The next decade looms

It just kinda sideswiped my head last week. The realization that we’re about nine months away from the next decade of this new century. (Technically, I’m wrong, of course, since the new decade won’t begin until 1-1-2011. But popular perception has a tendency to overrule in such matters.) Almost done with the ’00s (also known as the uh-oh’s), what lifestyle changes will surface in The Teens?

For starters, we’ll see more childless couples in the next 10 years. Every time I see a mom or dad with the two little ones at the supermart, one kid stuffed into the shopping cart, the other trotting alongside, I can’t help but think to myself, “Good luck, folks.” Because it’s probably safe to assume they don’t have 900 grand in the savings account. Now obviously, people have kids for loads of reasons, and many of those don’t involve missed pills and ripped rubbers. But I’m betting that more and more people are gonna seriously re-examine that whole “I am here on this Earth to make babies” mindset, especially when they notice that childless couples seem to be spending a lot of their free time on beaches.

We’re going to see more vegetable gardens. A lot more. Look at your standard American home, and look at how much of each yard is insanely and almost completely dedicated to cosmetic foodlessness. It’s a huge resource waiting to be tapped, all these fertile little plots of ours filled to the gills with grass and other silly business. Get ready to use the word locavore. You’re gonna hear it a lot from now on.

We will finally embrace the concept of conservation and do so in an impressive way. When we do, we’ll save enormous amounts of energy, amounts equivalent to new oil field discoveries. We need to be reminded, and frequently, that the American way of life is to energy consumption what your average 8-year-old is to a bag of Halloween candy. It’s been, in the past, political death to suggest that perhaps we might tighten our act up just a tad. (Poor old Jimmy Carter. The man was way ahead of his time).
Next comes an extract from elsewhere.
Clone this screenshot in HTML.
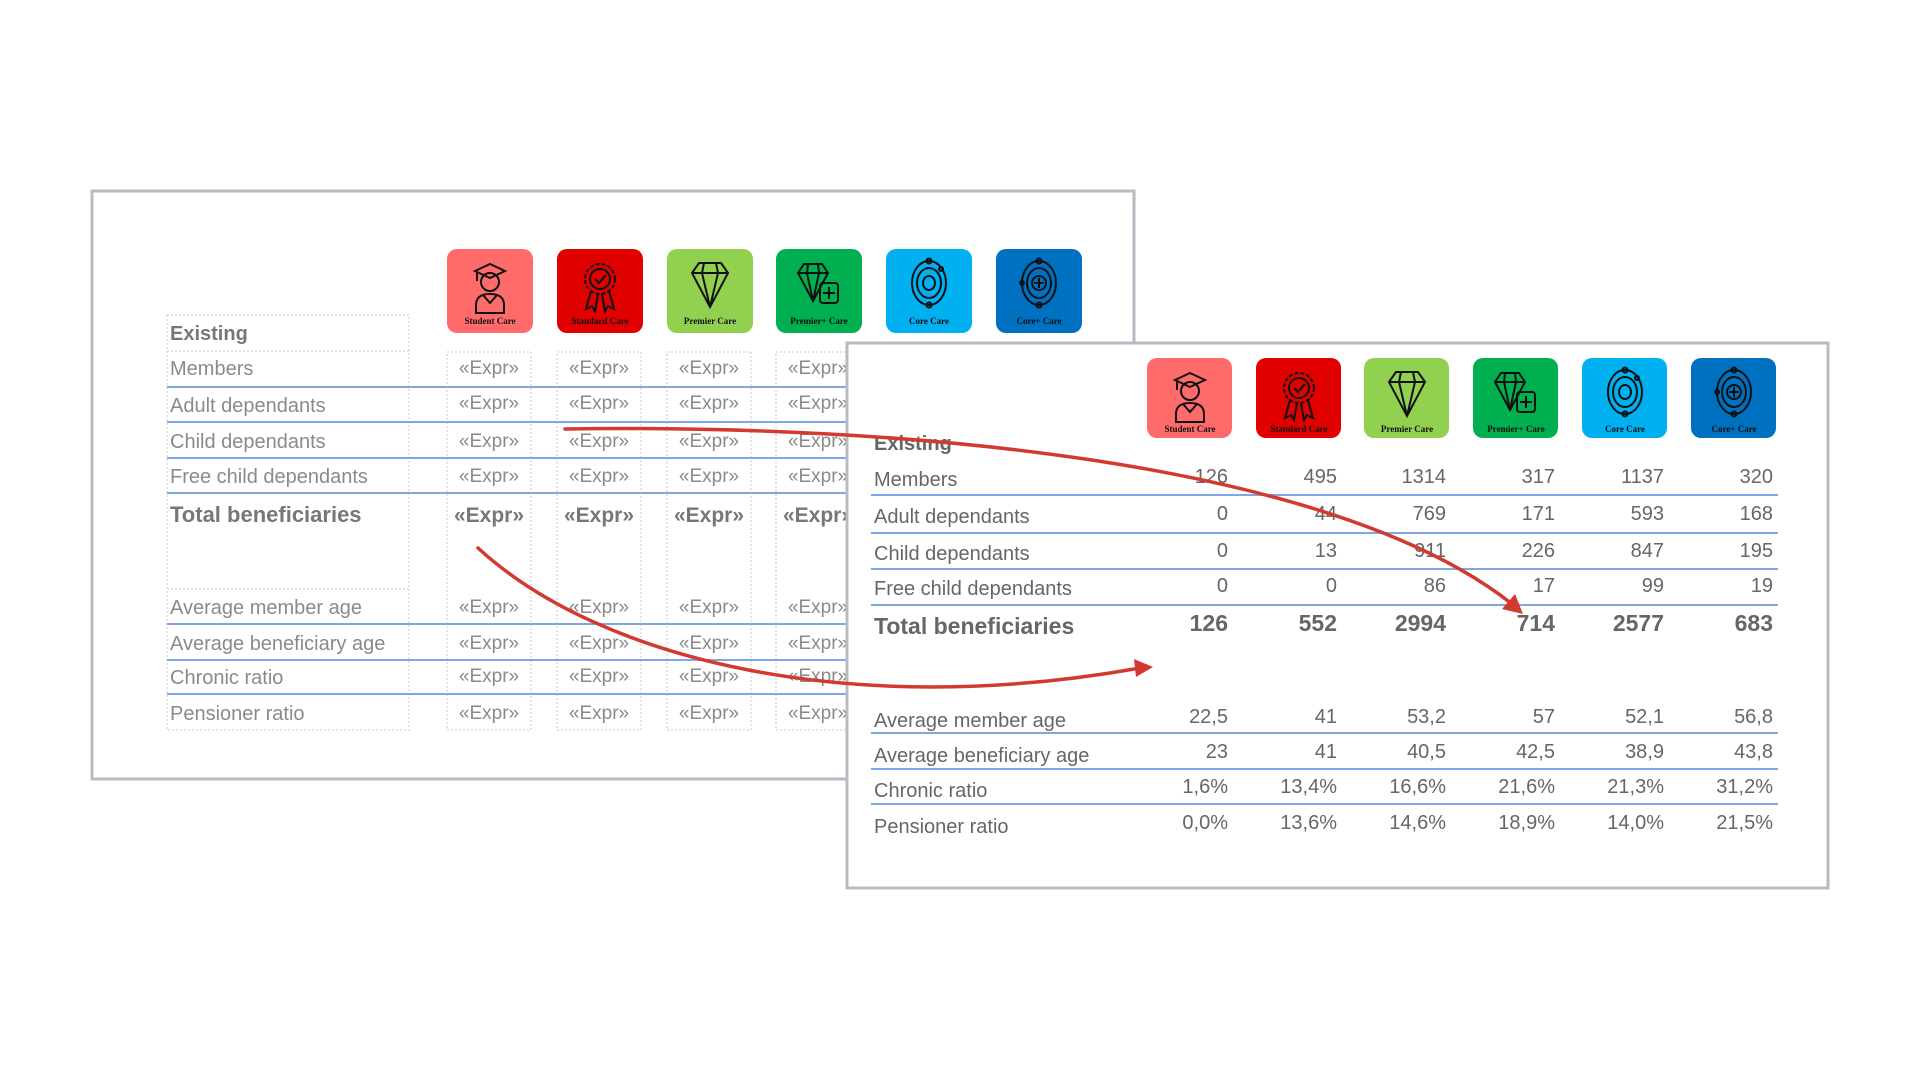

But more and more of us are finally gonna catch on that we can make huge strides in energy efficiency just in rethinking our standard operating procedure. As in a thermostat set at 82 in July is just not that big of a boo hoo hoo.

These three little predictions are the easy stuff. Total no-brainers. I was going to head into more daring territory, but I’m not so sure about us eating cats, dogs, and bugs. Sure, there’s a surplus in all three departments, but something tells me that things are going to have to really get gummy for us to go all Cambodian on Sparky. Probably won’t happen until after TSHTF, the last word here being “fan.”